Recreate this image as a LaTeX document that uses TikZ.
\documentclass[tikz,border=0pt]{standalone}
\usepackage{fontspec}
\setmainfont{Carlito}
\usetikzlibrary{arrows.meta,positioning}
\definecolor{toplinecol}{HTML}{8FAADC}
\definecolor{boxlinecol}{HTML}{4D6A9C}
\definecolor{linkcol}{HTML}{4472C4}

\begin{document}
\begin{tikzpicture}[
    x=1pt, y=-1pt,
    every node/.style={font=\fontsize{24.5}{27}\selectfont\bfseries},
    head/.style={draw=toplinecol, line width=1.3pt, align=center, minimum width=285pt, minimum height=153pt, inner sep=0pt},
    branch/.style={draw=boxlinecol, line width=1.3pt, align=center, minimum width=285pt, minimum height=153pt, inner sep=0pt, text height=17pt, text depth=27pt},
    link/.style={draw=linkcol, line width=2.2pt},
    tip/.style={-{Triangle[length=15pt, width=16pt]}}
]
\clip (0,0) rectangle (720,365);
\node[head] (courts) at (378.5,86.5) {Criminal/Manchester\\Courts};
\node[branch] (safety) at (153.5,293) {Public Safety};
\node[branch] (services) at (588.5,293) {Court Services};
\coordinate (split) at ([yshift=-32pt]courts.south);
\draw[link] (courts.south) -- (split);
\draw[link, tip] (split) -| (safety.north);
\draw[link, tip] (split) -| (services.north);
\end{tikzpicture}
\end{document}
-----
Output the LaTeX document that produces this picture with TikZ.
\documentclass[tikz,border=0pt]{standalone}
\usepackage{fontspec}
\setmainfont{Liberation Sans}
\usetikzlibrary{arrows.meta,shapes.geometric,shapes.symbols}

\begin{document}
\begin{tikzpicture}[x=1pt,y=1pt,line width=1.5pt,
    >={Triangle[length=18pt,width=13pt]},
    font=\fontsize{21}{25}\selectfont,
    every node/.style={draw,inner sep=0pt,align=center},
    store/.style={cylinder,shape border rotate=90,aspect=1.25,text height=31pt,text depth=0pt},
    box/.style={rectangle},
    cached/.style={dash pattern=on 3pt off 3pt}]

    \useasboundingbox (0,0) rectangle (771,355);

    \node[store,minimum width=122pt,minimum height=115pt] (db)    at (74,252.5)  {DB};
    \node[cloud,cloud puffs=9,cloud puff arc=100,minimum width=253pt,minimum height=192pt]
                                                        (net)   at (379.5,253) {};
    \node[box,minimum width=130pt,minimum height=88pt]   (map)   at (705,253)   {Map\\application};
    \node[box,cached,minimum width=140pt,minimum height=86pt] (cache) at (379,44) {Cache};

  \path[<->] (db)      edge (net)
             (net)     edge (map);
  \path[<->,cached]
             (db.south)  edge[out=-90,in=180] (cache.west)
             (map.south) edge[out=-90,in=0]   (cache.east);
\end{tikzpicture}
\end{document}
-----
◆ YOUR GOAL
Return only the part of the records above that opens with the line containing "Output the LaTeX" and closes with the line containing "(0,0) rectangle (771,355);", ends included.

◆ CORRECT ANSWER
Output the LaTeX document that produces this picture with TikZ.
\documentclass[tikz,border=0pt]{standalone}
\usepackage{fontspec}
\setmainfont{Liberation Sans}
\usetikzlibrary{arrows.meta,shapes.geometric,shapes.symbols}

\begin{document}
\begin{tikzpicture}[x=1pt,y=1pt,line width=1.5pt,
    >={Triangle[length=18pt,width=13pt]},
    font=\fontsize{21}{25}\selectfont,
    every node/.style={draw,inner sep=0pt,align=center},
    store/.style={cylinder,shape border rotate=90,aspect=1.25,text height=31pt,text depth=0pt},
    box/.style={rectangle},
    cached/.style={dash pattern=on 3pt off 3pt}]

    \useasboundingbox (0,0) rectangle (771,355);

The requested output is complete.